I was in the kitchen, doing dishes. Suddenly, I hear the sound of a child’s tears from the living room, and as I look over my shoulder, I see my little girl standing in the doorway of the kitchen. In her left hand is the saucer section of the USS Enterprise, registry number NCC-1701-D. In her right hand is the engineering section of the USS Enterprise.

That particular model kit (which I had assembled all the way back in high school) was not intended to detach the two sections of the ship from each other. She looked up at me and said, “I broke your spaceship, daddy.”

Now, I am going to tell you what I told her that day.

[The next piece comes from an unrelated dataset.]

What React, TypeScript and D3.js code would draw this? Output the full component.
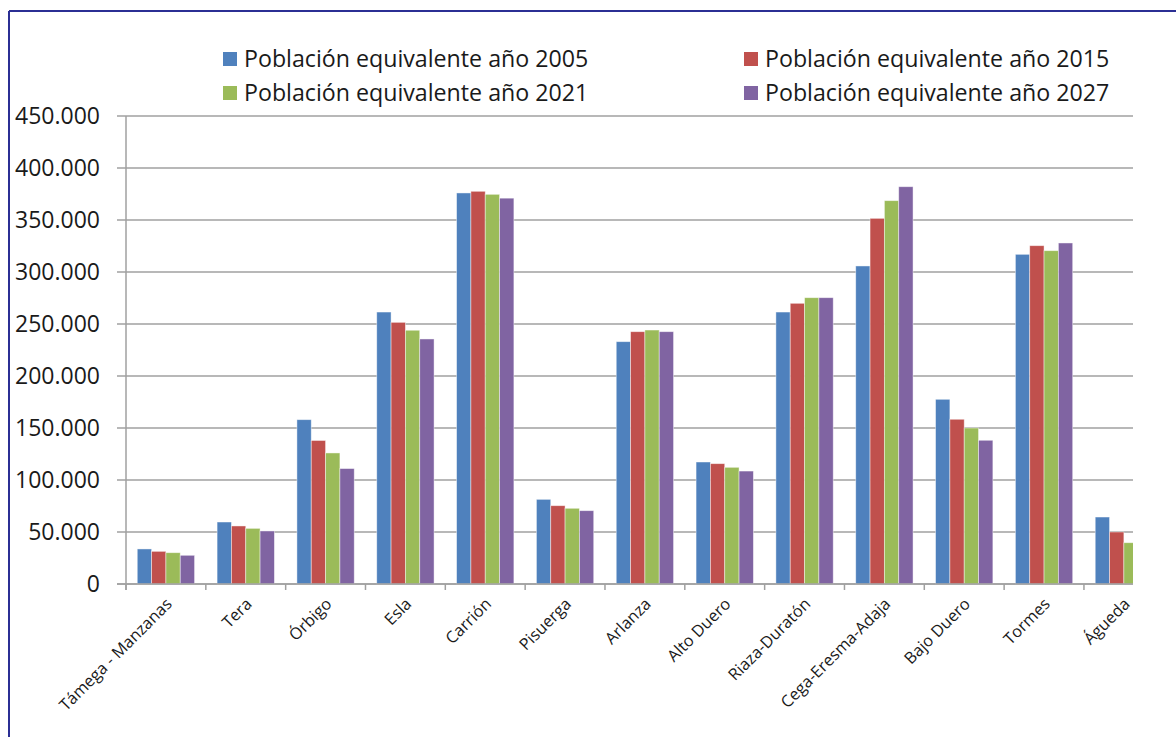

Sometimes, these things happen. Sometimes models get old. Sometimes they’re brittle. Sometimes they’re built by teenagers living in their mother’s basement and they’re not built to last. That’s okay. It was put out there to be used, played with, and enjoyed. We’ll see if it’s still usable, or if we can fix it. If not, we’ll throw it away and get a new one.*

This is of course a fine line to be walked. We don’t want to keep models around after they’ve long been supplanted by superior ones. We want to keep progressing, and if we’re too accommodating, we’ll stagnate. (This is, if you think about it, one of the key reasons Bill James was able to have the impact he did—because by and large that’s what the generation of baseball writers before him had done.)

But if we wait around for perfect models, we will be waiting forever. This doesn’t mean we shouldn’t be humble about how we use our models, because we should. And we should be infinitely more cautious when using a model where we haven’t found flaws than using a model where we have found flaws. We should avoid false certainties, instead presenting our uncertainties and our uncertainties about our uncertainties. But we can do that only by playing with our toys more, not less. We learn so much more when we take the toys off the shelves and start to use them.

*In case you were wondering – the Utopia Planitia shipyards were unable to salvage the craft. In life, as in art, it has been replaced by the Sovereign-class USS Enterprise, NCC-1701-E. It lights up and makes cool noises when you press the buttons on it.